Updating to hg38 is not an immediate goal, but I will add it to the request list (scroll down to see the post: https://github.com/galaxyproject/galaxy/issues/1470).
Thanks, Jen, Galaxy team
Hello, As someone who has been using hg38 as the reference, which advice do you have for me in order to see progress? Thanks.
The link I shared has a list of to-do items for data additions and now the MAF for hg38 is added in. You can follow progress there.

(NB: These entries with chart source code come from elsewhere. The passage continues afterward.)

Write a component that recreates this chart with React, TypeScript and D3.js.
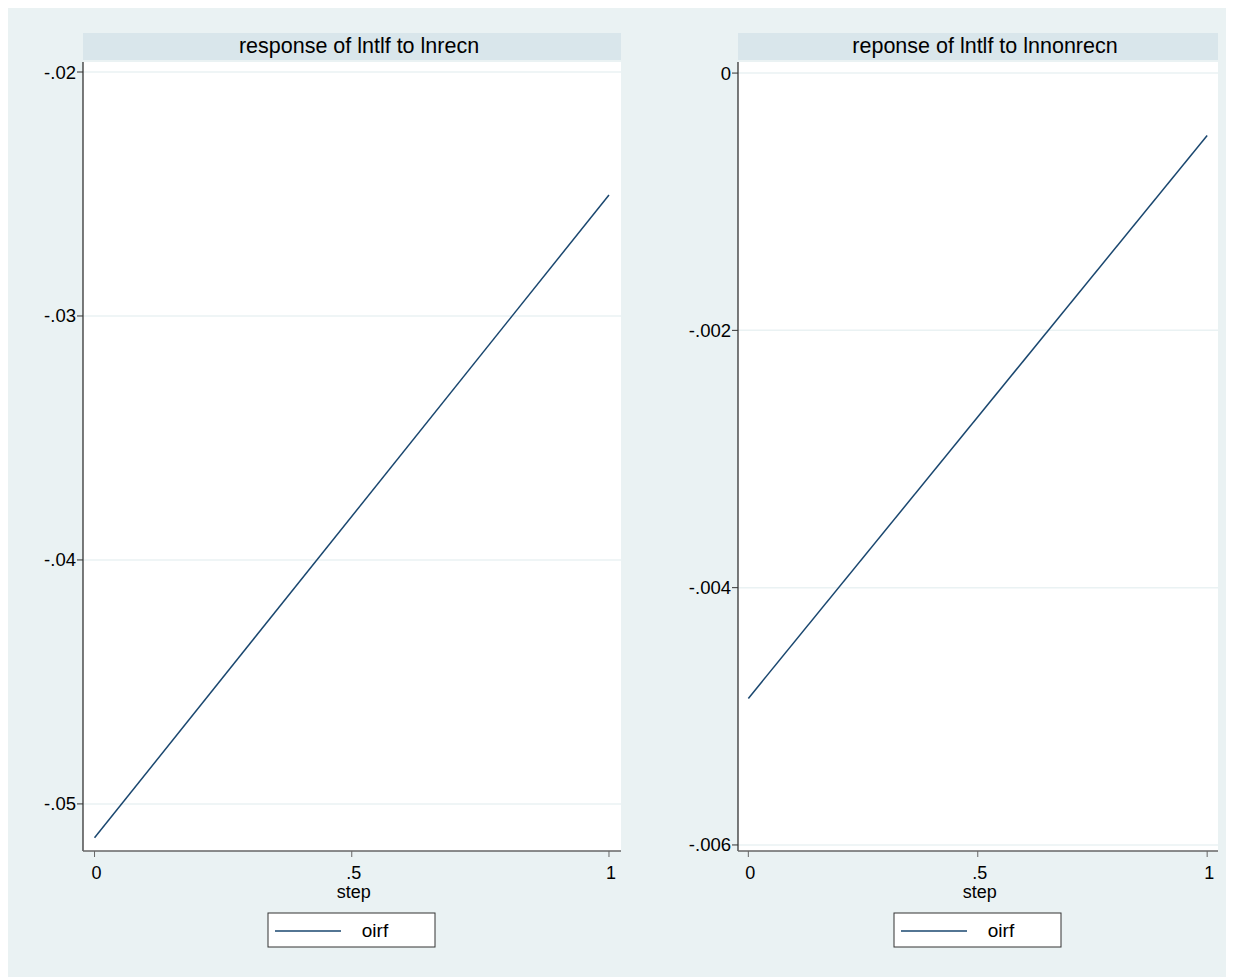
import React from "react";
import * as d3 from "d3";

const steps = [0, 1];
const oirfRecn = [-0.05139, -0.02504];
const oirfNonrecn = [-0.004861, -0.000485];
const xTicks = [0, 0.5, 1];
const yTicksLeft = [-0.02, -0.03, -0.04, -0.05];
const yTicksRight = [0, -0.002, -0.004, -0.006];
const titles = ["response of lntlf to lnrecn", "reponse of lntlf to lnnonrecn"];
const legendLabel = "oirf";

const W = 1226;
const H = 969;
const FONT = "Liberation Sans, Arial, sans-serif";
const NAVY = "#1a476f";

function fmt(v: number) {
  if (v === 0) return "0";
  let s = String(+v.toFixed(4));
  s = s.replace(/^(-?)0\./, "$1.");
  return s;
}

type PanelProps = {
  left: number;
  right: number;
  title: string;
  values: number[];
  yTicks: number[];
  yDomain: [number, number];
};

function Panel({ left, right, title, values, yTicks, yDomain }: PanelProps) {
  const top = 54;
  const bottom = 843;
  const pad = (right - left) * 0.0205;
  const x = d3.scaleLinear().domain([0, 1]).range([left + pad + 0.5, right - pad - 1]);
  const y = d3.scaleLinear().domain(yDomain).range([bottom, top]);
  const line = d3
    .line<number>()
    .x((_, i) => x(steps[i]))
    .y((d) => y(d));
  const cx = (left + right) / 2;
  return (
    <g>
      <rect x={left} y={25} width={right - left} height={27} fill="#d9e6eb" />
      <text x={cx + 7} y={45} textAnchor="middle" fontSize={21.5} fontFamily={FONT} fill="#000">
        {title}
      </text>
      <rect x={left} y={top} width={right - left} height={bottom - top} fill="#ffffff" />
      {yTicks.map((t) => (
        <line key={"g" + t} x1={left} x2={right} y1={y(t)} y2={y(t)} stroke="#eaf2f3" strokeWidth={1.5} />
      ))}
      <path d={line(values) || ""} fill="none" stroke={NAVY} strokeWidth={1.5} />
      <line x1={left} x2={left} y1={top} y2={bottom} stroke="#333" strokeWidth={1.3} />
      <line x1={left} x2={right} y1={bottom} y2={bottom} stroke="#666" strokeWidth={1.5} />
      {yTicks.map((t) => (
        <g key={"y" + t}>
          <line x1={left - 6} x2={left} y1={y(t)} y2={y(t)} stroke="#333" strokeWidth={1} />
          <text x={left - 7} y={y(t) + 6.5} textAnchor="end" fontSize={18.5} fontFamily={FONT} fill="#000">
            {fmt(t)}
          </text>
        </g>
      ))}
      {xTicks.map((t) => (
        <g key={"x" + t}>
          <line x1={x(t)} x2={x(t)} y1={bottom} y2={bottom + 6} stroke="#666" strokeWidth={1} />
          <text x={x(t) + 2} y={bottom + 28} textAnchor="middle" fontSize={18} fontFamily={FONT} fill="#000">
            {fmt(t)}
          </text>
        </g>
      ))}
      <text x={x(0.5) + 2} y={bottom + 47} textAnchor="middle" fontSize={18} fontFamily={FONT} fill="#000">
        step
      </text>
      <g transform={`translate(${cx - 84},905)`}>
        <rect x={0} y={0} width={167} height={34} fill="#fff" stroke="#333" strokeWidth={1} />
        <line x1={7} x2={73} y1={18} y2={18} stroke={NAVY} strokeWidth={1.5} />
        <text x={107} y={24} textAnchor="middle" fontSize={19} fontFamily={FONT} fill="#000">
          {legendLabel}
        </text>
      </g>
    </g>
  );
}

export default function App() {
  return (
    <svg width={W} height={H} style={{ display: "block" }}>
      <rect x={0} y={0} width={W} height={H} fill="#eaf2f3" />
      <Panel
        left={75}
        right={613}
        title={titles[0]}
        values={oirfRecn}
        yTicks={yTicksLeft}
        yDomain={[-0.05193, -0.01959]}
      />
      <Panel
        left={730}
        right={1210}
        title={titles[1]}
        values={oirfNonrecn}
        yTicks={yTicksRight}
        yDomain={[-0.006047, 0.000086]}
      />
    </svg>
  );
}
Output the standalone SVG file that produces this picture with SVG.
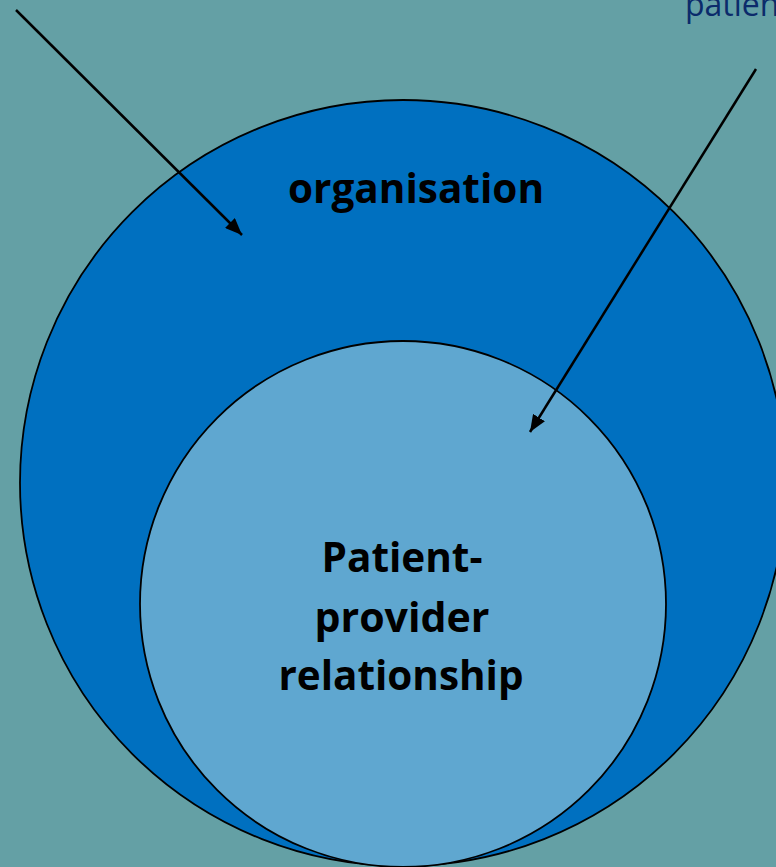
<svg xmlns="http://www.w3.org/2000/svg" width="776" height="867" viewBox="0 0 776 867">
  <style>
    .ring { stroke: #000; stroke-width: 1.8; }
    .label { font-family: "Open Sans", "Liberation Sans", sans-serif; font-weight: 700; font-size: 42px; fill: #000; text-anchor: middle; }
    .note { font-family: "Open Sans", "Liberation Sans", sans-serif; font-size: 32px; fill: #0B2B6B; }
    .arrow { stroke: #000; stroke-width: 2.5; fill: none; marker-end: url(#head); }
  </style>
  <defs>
    <marker id="head" markerUnits="userSpaceOnUse" markerWidth="18" markerHeight="14" refX="17" refY="7" orient="auto">
      <path d="M0,0 L17,7 L0,14 Z" fill="#000"/>
    </marker>
  </defs>

  <rect width="776" height="867" fill="#64A0A5"/>

  <g id="organisation">
    <circle class="ring" cx="403" cy="483" r="383" fill="#0070C0"/>
    <text class="label" x="416" y="203" textLength="256" lengthAdjust="spacingAndGlyphs">organisation</text>
  </g>

  <g id="relationship">
    <circle class="ring" cx="403" cy="604" r="263" fill="#5FA7D0"/>
    <text class="label" x="402" y="572" textLength="161" lengthAdjust="spacingAndGlyphs">Patient-</text>
    <text class="label" x="402" y="632" textLength="175" lengthAdjust="spacingAndGlyphs">provider</text>
    <text class="label" x="401" y="690" textLength="245" lengthAdjust="spacingAndGlyphs">relationship</text>
  </g>

  <g id="patient-note">
    <text class="note" x="685" y="16">patien</text>
  </g>

  <g id="connectors">
    <line class="arrow" x1="16" y1="10" x2="242" y2="235"/>
    <line class="arrow" x1="756" y1="69" x2="530" y2="432"/>
  </g>
</svg>
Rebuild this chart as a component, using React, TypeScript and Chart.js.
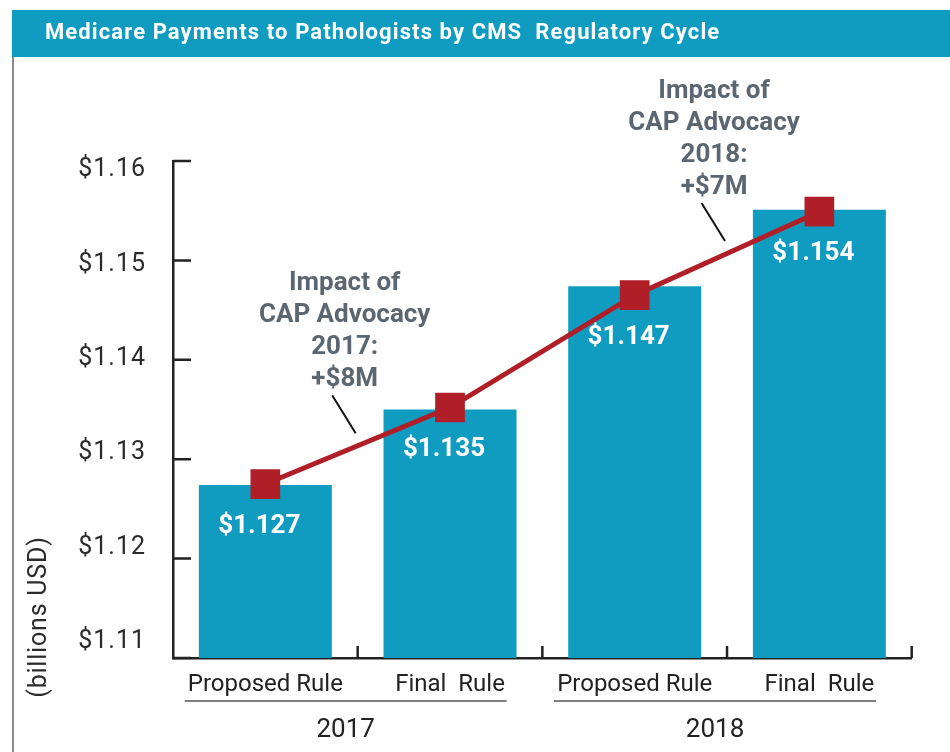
import React, { useEffect, useRef } from "react";
import { Chart, registerables } from "chart.js";
Chart.register(...registerables);

const chartTitle = "Medicare Payments to Pathologists by CMS  Regulatory Cycle";
const yAxisTitle = "(billions USD)";
const categories = ["Proposed Rule", "Final  Rule", "Proposed Rule", "Final  Rule"];
const years = ["2017", "2018"];
const barValues = [1.1274, 1.135, 1.1474, 1.1551];
const lineValues = [1.1275, 1.1352, 1.1465, 1.1549];
const valueLabels = ["$1.127", "$1.135", "$1.147", "$1.154"];
const yTicks = [1.11, 1.12, 1.13, 1.14, 1.15, 1.16];
const impactLabels = [
  ["Impact of", "CAP Advocacy", "2017:", "+$8M"],
  ["Impact of", "CAP Advocacy", "2018:", "+$7M"],
];

const TEAL = "#109cc0";
const RED = "#b01e28";
const AXIS = "#222222";
const FONT = "Roboto, 'Noto Sans', sans-serif";

const decorPlugin = {
  id: "decor",
  beforeDraw(chart: any) {
    const ctx = chart.ctx;
    ctx.save();
    ctx.fillStyle = "#ffffff";
    ctx.fillRect(0, 0, chart.width, chart.height);
    // title bar
    ctx.fillStyle = TEAL;
    ctx.fillRect(12, 10, chart.width - 12, 47);
    ctx.fillStyle = "#ffffff";
    ctx.font = `bold 22px ${FONT}`;
    (ctx as any).letterSpacing = "1.1px";
    ctx.textAlign = "left";
    ctx.textBaseline = "middle";
    ctx.fillText(chartTitle, 45, 33);
    (ctx as any).letterSpacing = "0px";
    // left frame line
    ctx.strokeStyle = "#666666";
    ctx.lineWidth = 1.5;
    ctx.beginPath();
    ctx.moveTo(13, 57);
    ctx.lineTo(13, chart.height);
    ctx.stroke();
    ctx.restore();
  },
  afterDraw(chart: any) {
    const ctx = chart.ctx;
    const area = chart.chartArea;
    const xs = chart.scales.x;
    const ys = chart.scales.y;
    ctx.save();
    // inward ticks on y axis
    ctx.strokeStyle = AXIS;
    ctx.lineWidth = 2.5;
    ctx.beginPath();
    yTicks.forEach((v) => {
      const y = ys.getPixelForValue(v);
      ctx.moveTo(area.left, y);
      ctx.lineTo(area.left + 18, y);
    });
    // inward ticks on x axis at category boundaries
    const n = categories.length;
    const catW = (area.right - area.left) / n;
    for (let i = 1; i <= n; i++) {
      const x = area.left + catW * i;
      ctx.moveTo(x, area.bottom);
      ctx.lineTo(x, area.bottom - 12);
    }
    ctx.stroke();

    // y tick labels (slightly compressed spacing as in the original)
    const mid = (area.top + area.bottom) / 2;
    ctx.fillStyle = "#2b2b2b";
    ctx.font = `25px ${FONT}`;
    (ctx as any).letterSpacing = "1px";
    ctx.textAlign = "right";
    ctx.textBaseline = "middle";
    yTicks.forEach((v) => {
      const ty = ys.getPixelForValue(v);
      const ly = mid + (ty - mid) * 0.95 - 3.5;
      ctx.fillText("$" + v.toFixed(2), area.left - 27, ly);
    });
    (ctx as any).letterSpacing = "0px";

    // value labels inside bars
    const lineMeta = chart.getDatasetMeta(1);
    ctx.fillStyle = "#ffffff";
    ctx.font = `bold 26px ${FONT}`;
    ctx.textAlign = "center";
    ctx.textBaseline = "middle";
    lineMeta.data.forEach((pt: any, i: number) => {
      ctx.fillText(valueLabels[i], pt.x - 6, pt.y + 42);
    });

    // impact annotations
    impactLabels.forEach((lines, g) => {
      const a = lineMeta.data[g * 2];
      const b = lineMeta.data[g * 2 + 1];
      const mx = (a.x + b.x) / 2;
      const my = (a.y + b.y) / 2;
      ctx.strokeStyle = "#111111";
      ctx.lineWidth = 2;
      ctx.beginPath();
      ctx.moveTo(mx - 2, my - 12.5);
      ctx.lineTo(mx - 25.5, my - 50.5);
      ctx.stroke();
      ctx.fillStyle = "#5b6670";
      ctx.font = `bold 26px ${FONT}`;
      ctx.textAlign = "center";
      ctx.textBaseline = "middle";
      const lastY = my - 66;
      lines.forEach((t, k) => {
        ctx.fillText(t, mx - 13, lastY - (lines.length - 1 - k) * 32);
      });
    });

    // year groups
    years.forEach((yr, g) => {
      const x0 = xs.getPixelForValue(g * 2);
      const x1 = xs.getPixelForValue(g * 2 + 1);
      const cx = (x0 + x1) / 2 - 12;
      ctx.strokeStyle = "#555555";
      ctx.lineWidth = 1.5;
      ctx.beginPath();
      ctx.moveTo(cx - 161, area.bottom + 43);
      ctx.lineTo(cx + 161, area.bottom + 43);
      ctx.stroke();
      ctx.fillStyle = "#222222";
      ctx.font = `26px ${FONT}`;
      ctx.textAlign = "center";
      ctx.textBaseline = "middle";
      ctx.fillText(yr, cx, area.bottom + 72);
    });

    // y axis title
    ctx.save();
    ctx.translate(40, area.bottom - 41);
    ctx.rotate(-Math.PI / 2);
    ctx.fillStyle = "#2b2b2b";
    ctx.font = `25px ${FONT}`;
    (ctx as any).letterSpacing = "0.8px";
    ctx.textAlign = "center";
    ctx.textBaseline = "middle";
    ctx.fillText(yAxisTitle, 0, 0);
    (ctx as any).letterSpacing = "0px";
    ctx.restore();

    ctx.restore();
  },
};

export default function App() {
  const ref = useRef<HTMLCanvasElement | null>(null);
  useEffect(() => {
    if (!ref.current) return;
    const chart = new Chart(ref.current, {
      type: "bar",
      data: {
        labels: categories,
        datasets: [
          {
            type: "bar",
            data: barValues,
            backgroundColor: TEAL,
            borderWidth: 0,
            categoryPercentage: 1,
            barPercentage: 0.72,
            order: 2,
          } as any,
          {
            type: "line",
            data: lineValues,
            borderColor: RED,
            borderWidth: 5,
            backgroundColor: RED,
            pointStyle: "rect",
            pointRadius: 21,
            pointBackgroundColor: RED,
            pointBorderWidth: 0,
            order: 1,
          } as any,
        ],
      },
      options: {
        responsive: false,
        animation: false,
        layout: { padding: { left: 0, top: 161, right: 38.3, bottom: 0 } },
        plugins: { legend: { display: false }, tooltip: { enabled: false } },
        scales: {
          x: {
            type: "category",
            offset: true,
            grid: { display: false, drawTicks: false },
            border: { display: true, color: AXIS, width: 2.5 },
            ticks: {
              color: "#222222",
              font: { family: FONT, size: 24 },
              padding: 13,
              maxRotation: 0,
              autoSkip: false,
            },
            afterFit: (s: any) => {
              s.height = 94;
            },
          },
          y: {
            type: "linear",
            min: 1.11,
            max: 1.16,
            grid: { display: false, drawTicks: false },
            border: { display: true, color: AXIS, width: 2.5 },
            afterBuildTicks: (s: any) => {
              s.ticks = yTicks.map((v) => ({ value: v }));
            },
            ticks: { display: false },
            afterFit: (s: any) => {
              s.width = 173;
            },
          },
        },
      },
      plugins: [decorPlugin],
    });
    return () => chart.destroy();
  }, []);
  return (
    <canvas
      ref={ref}
      width={950}
      height={752}
      style={{ position: "absolute", left: 0, top: 0, width: 950, height: 752 }}
    />
  );
}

I should let you know that there is one other option - using MAF data from the history with the tool. This involves obtaining the hg38 MAF data from the UCSC Downloads area (found under Human, hg38, "Conservation") and loading the files into Galaxy. I do not know how large it is uncompressed, so it may or may not fit into the 250 GB account quota at http://usegalaxy.org unless you clear out (permanently delete) other work. But, it is a choice you could explore. I just testing this functionality out yesterday (for a different test) using just MAF data from a single chromosome and the MAF tools functioned without issue.
Do not attempt to extract this data from the UCSC Table Browser as the data is too large and will be truncated for most chromosomes. Locate the data in the UCSC Downloads area and load by URL or download locally then load using FTP.
This is where exactly to get it. The files you want are those named like chrNNN.maf.gz. Once in your history, use the tool Concatenated to create a single reference MAF dataset (and the per-chrom datasets perm deleted to recover space, after a successful data merge is confirmed).
This could all be done on a local/cloud Galaxy as well, given sufficient resources.
Best, Jen, Galaxy team
Thank you for your help and explaining in detail.
From the UCSC download link, I am trying to download the multiz100way alignments. In the "maf" folder, I can see several maf.gz files for all the chromosomes. Some of the them are like chr22.maf.gz and so on... and some of them are like chr22_GL383583v2_alt.maf.gz and chr22_KI270731v1_random.maf.gz. Please see the screenshot of files listed in the folder (attached below). There is nothing in README to explain what is in these files. Do I just need the chromosome files (chr22.maf.gz) or all the files (every file related to the chromosome)?
Your help is much appreciated.
Just use the primary MAFs unless your query bed dataset contains these additional chromosome variants. The data will only link if the chromosome name in your query is an exact match for the chromosome name in the MAF. Meaning, you could get all, but only those that are a match will be part of the analysis.
Example: for data coordinates based on chr22, use the chr22.maf.gz file.